Applying the Counterfactual Prisoner’s Dilemma to Logical Uncertainty

The Counterfactual Prisoner’s Dilemma is a symmetric version of Counterfactual Mugging where regardless of whether the coin comes up heads or tails you are asked to pay $100 and you are then paid $10,000 if Omega predicts that you would have paid if the coin had come up the other way. If you decide updatelesly you will always received $9900, while if you decide updatefully, then you will receive $0. So unlike Counterfactual Mugging, pre-committing to pay ensures a better outcome regardless of how the coin flip turns out, suggesting that focusing only on your particular probability branch is mistaken.

The Logical Counterfactual Mugging doesn’t use a coin flip, but instead looks at the parity of sometime beyond your ability to calculate, like the 10,000th digit of pi.
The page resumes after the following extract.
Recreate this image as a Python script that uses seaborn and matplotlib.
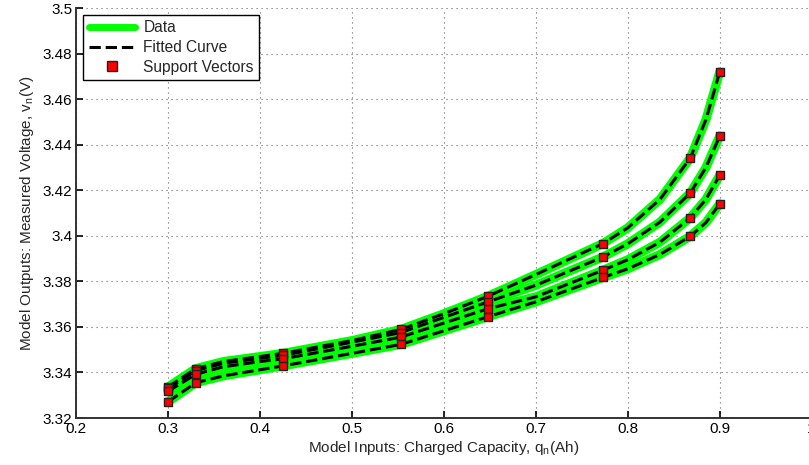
import numpy as np
import pandas as pd
import matplotlib
matplotlib.use("Agg")
import matplotlib.pyplot as plt
import seaborn as sns
from matplotlib.lines import Line2D
from matplotlib.ticker import FuncFormatter

charge = [0.30, 0.33, 0.36, 0.40, 0.425, 0.50, 0.553, 0.60, 0.648, 0.70,
          0.773, 0.80, 0.835, 0.868, 0.885, 0.90]

# measured voltage (V) for the four curves, top to bottom at the right end
volt_a = [3.3337, 3.3417, 3.3448, 3.3470, 3.3484, 3.3540, 3.3589, 3.3658, 3.3735, 3.3830,
          3.3966, 3.4035, 3.4160, 3.4342, 3.4510, 3.4719]
volt_b = [3.3330, 3.3408, 3.3440, 3.3462, 3.3475, 3.3533, 3.3575, 3.3642, 3.3710, 3.3783,
          3.3907, 3.3965, 3.4060, 3.4188, 3.4300, 3.4438]
volt_c = [3.3318, 3.3392, 3.3425, 3.3448, 3.3460, 3.3515, 3.3555, 3.3617, 3.3680, 3.3732,
          3.3849, 3.3895, 3.3972, 3.4079, 3.4160, 3.4266]
volt_d = [3.3272, 3.3355, 3.3385, 3.3412, 3.3429, 3.3484, 3.3523, 3.3583, 3.3645, 3.3710,
          3.3817, 3.3855, 3.3918, 3.3998, 3.4058, 3.4140]

# charge values that are support vectors
support_q = [0.30, 0.33, 0.425, 0.553, 0.648, 0.773, 0.868, 0.90]

curves = {"a": volt_a, "b": volt_b, "c": volt_c, "d": volt_d}
df = pd.concat([pd.DataFrame({"q": charge, "v": v, "curve": k}) for k, v in curves.items()],
               ignore_index=True)
sv = df[df["q"].isin(support_q)]

sns.set_style("white")
plt.rcParams["font.family"] = ["Liberation Sans", "DejaVu Sans"]
plt.rcParams["mathtext.fontset"] = "custom"
plt.rcParams["mathtext.rm"] = "Liberation Sans"

fig = plt.figure(figsize=(8.09, 4.65), dpi=100)
W, H = 809, 465
ax = fig.add_axes([76.4 / W, (H - 418) / H, 735.2 / W, 410 / H])

# data lines, fitted curves and support vectors
sns.lineplot(data=df, x="q", y="v", units="curve", estimator=None, sort=False,
             color="#00ff00", lw=6.5, ax=ax, zorder=2)
sns.lineplot(data=df, x="q", y="v", units="curve", estimator=None, sort=False,
             color="black", lw=2.2, linestyle="--", ax=ax, zorder=3)
sns.scatterplot(data=sv, x="q", y="v", marker="s", color="#ff0000", edgecolor="#222222",
                linewidth=1.0, s=40, ax=ax, zorder=4)

ax.set_xlim(0.2, 1.0)
ax.set_ylim(3.32, 3.5)
ax.set_xticks(np.arange(0.2, 1.01, 0.1))
ax.set_yticks(np.arange(3.32, 3.501, 0.02))
ax.xaxis.set_major_formatter(FuncFormatter(lambda x, p: f"{round(x, 1):g}"))
ax.yaxis.set_major_formatter(FuncFormatter(lambda y, p: f"{round(y, 2):g}"))

ax.grid(True, linestyle=(0, (1, 3.5)), color="#666666", lw=0.8)
ax.tick_params(direction="in", length=5, width=1.2, labelsize=11, colors="black",
               pad=3, bottom=True, left=True)
for side in ["top", "right"]:
    ax.spines[side].set_visible(False)
for side in ["left", "bottom"]:
    ax.spines[side].set_color("#333333")
    ax.spines[side].set_linewidth(1.4)

ax.set_xlabel(r"Model Inputs: Charged Capacity, q$_\mathregular{n}$(Ah)", fontsize=11, labelpad=2)
ax.set_ylabel(r"Model Outputs: Measured Voltage, v$_\mathregular{n}$(V)", fontsize=11, labelpad=5)

handles = [
    Line2D([], [], color="#00ff00", lw=5),
    Line2D([], [], color="black", lw=2.2, linestyle="--"),
    Line2D([], [], color="#ff0000", marker="s", markeredgecolor="#222222",
           markersize=6.5, linestyle="none"),
]
leg = ax.legend(handles, ["Data", "Fitted Curve", "Support Vectors"], loc="upper left",
                bbox_to_anchor=(0.0095, 0.983), fontsize=11.2, frameon=True, fancybox=False,
                edgecolor="black", framealpha=1, borderpad=0.35, labelspacing=0.3,
                handlelength=3.0, handletextpad=0.5, borderaxespad=0)
leg.get_frame().set_linewidth(1.0)

fig.savefig("out.png", dpi=100)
You are told it is even and then asked to pay $100 on the basis that if Omega predict you would have paid, then he would have given you $10,000 if had turned out to be odd.

You might naturally assume that you couldn’t construct a logical version of the Counterfactual Prisoner’s Dilemma. I certainly did at first. After all, you might say, the coin could have come up tails, but the 10,000th digit of pi couldn’t have turned out to be odd. After all, that would be a logical impossibility.

But could the coin actually have come up tails? If the universe is deterministic, then the way it came up was the only way it could ever have come up. So is there is less difference between these two scenarios than it looks at first glance?

Let’s see. For the standard counterfactual mugging, you can’t find the contradiction because you lack information about the world, while for the logical version, you can’t find the contradiction because of processing power. In the former, we could actually construct two consistent worlds—one where it is heads and one where it is tails—that are consistent with the information you have about the scenario. In the later, we can’t.

Notice however that for Logical Counterfactual Mugging to be well defined, you need to define what Omega is doing when it is making its prediction. In Counterfactuals for Perfect Predictors, I explained that when dealing with perfect predictors, often the counterfactual would be undefined. For example, in Parfit’s Hitchhicker a perfect predictor would never give a lift to someone who never pays in town, so it isn’t immediately clear that predicting what such a person would do in town involves predicting something coherent.

However, even though we can’t ask what the hitchhiker would do in an incoherent situation, we can ask what they would do when they receive an input representing an incoherent situation (see Counterfactuals for Perfect Predictors for a more formal description). Indeed, Updateless Decision Theory uses this technique—programs are as defined as input-output maps—although I don’t know whether Wei Dai was motivated by this concern or not.

Similarly, the predictor in Logical Counterfactual Mugging must be predicting something that is well defined. So we can assume that it is producing a prediction based on an input, which may possibly represent a logically inconsistent situation. Given this, we can construct a logical version of the Counterfactual prisoner’s dilemma. Writing this explicitly:

First you are told the 10,000th digit of Pi. Regardless of whether it is odd or even, you are asked for $100. You are then paid $10,000 if you Omega predicts that you would produce output corresponding to paying when fed input correpsonding to having been informed that this digit had the opposite parity that you observed.

There really isn’t any difference between how we make the logical case coherent and how we make the standard case coherent. At this point, we can see that just as per the original Counterfactual Prisoner’s Dilemma always paying scores you $9900, while never paying scores you nothing. You are guaranteed to do better regardless of the coin flip (or in Abram Demski’s terms we now have an all-upside updateless situation).